Comment by reverendsteveii

19 days ago

Everyone wants a competitive system where only the best and most qualified advance and everyone imagines themselves among the best and most qualified deserving of advancement. For the majority of us, in an actual competitive system, that belief will run up against the rocks of reality to some extent. You might be great at something but no one is great at everything except that one obnoxious guy you went to high school with. No one likes to find out that they suck, and the way our system is designed right now where students pick their colleges sets up a sort of "fix the grade or we'll take our money elsewhere" leverage students and parents can use against the institution. With the increasing necessity of a college degree in everyone's quest to eat food and sleep indoors, that pressure is only escalating. Junior being not the brightest knife in the crayon box is a tale as old as human society, but until recently Junior used to be able to limp across the finish line in high school and get a job in a factory and have a life. Not the best life, but a life. Nowadays a job where you can comfortably raise a family without a college degree are dwindling. That means that Junior's ability to make a living is gonna depend on getting a degree, and if Junior can't get a degree through competence he will try other ways to get a degree before he'll resign himself to starvation and indigence.

If you're about to type the word "trade school" that's an entirely different debate that I'd love to have with you but trade school, while potentially viable for a single person to fix their own situation, is not the answer to the overall problem at a societal level. We need to either return to a situation where the additional post-secondary training and education aren't required or we need to figure out a way to get people the additional post-secondary training and education.

> trade school, while potentially viable for a single person to fix their own situation, is not the answer to the overall problem at a societal level

Isn't it?

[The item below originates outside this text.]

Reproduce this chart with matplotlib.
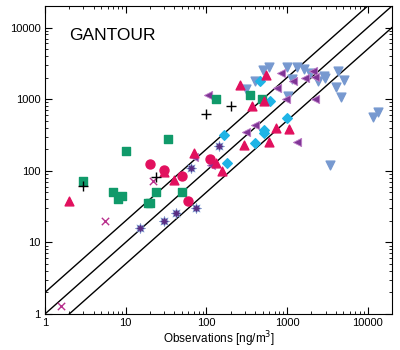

Isn't being realistic about your skills in relation to the rest of the world in the current time and place (as opposed to some idealistic past that may or may not have ever existed) a way to "fix this" at a societal level?

Whether or not it's easy or even possible to live a middle-class without starting a business or getting a college degree is irrelevant to whether or not we should be giving college degrees to people who submit this as an answer to a final exam:

> > With the UGM its all about our journey in life, not the destination. He beleives [sic] we need to take time to enjoy the little things becuase [sic] life is short and you never gonna [sic] know what happens. Sometimes he contradicts himself cause [sic] sometimes you say one thing but then you think something else later. It’s all relative.

  • I'm pretty confident I didn't say any of the things you're rebutting.

    >Isn't being realistic about your skills in relation to the rest of the world in the current time and place (as opposed to some idealistic past that may or may not have ever existed) a way to "fix this" at a societal level?

    "Being realistic about your skills in relation to the rest of the world" is very different from and much broader than "take up a trade". The fact is if everyone who isn't being served by the current higher education system today became a plumber or a carpenter tomorrow the increased supply without a concomitant increase in demand would force the pay for those jobs into the shitter as well and we'd still have an army of the underemployed.

    >Whether or not[sic] it's easy or even possible to live a middle-class without starting a business or getting a college degree is irrelevant to whether or not[sic] we should be giving college degrees to people who submit this as an answer to a final exam:

    I didn't say we should give degrees to people who can't demonstrate the skills or knowledge either, only that if we make survival contingent on getting degrees people who can't get them legitimately will try to get them illegitimately. People have a distressing tendency to try to continue to live even when the rules tell them that they shouldn't.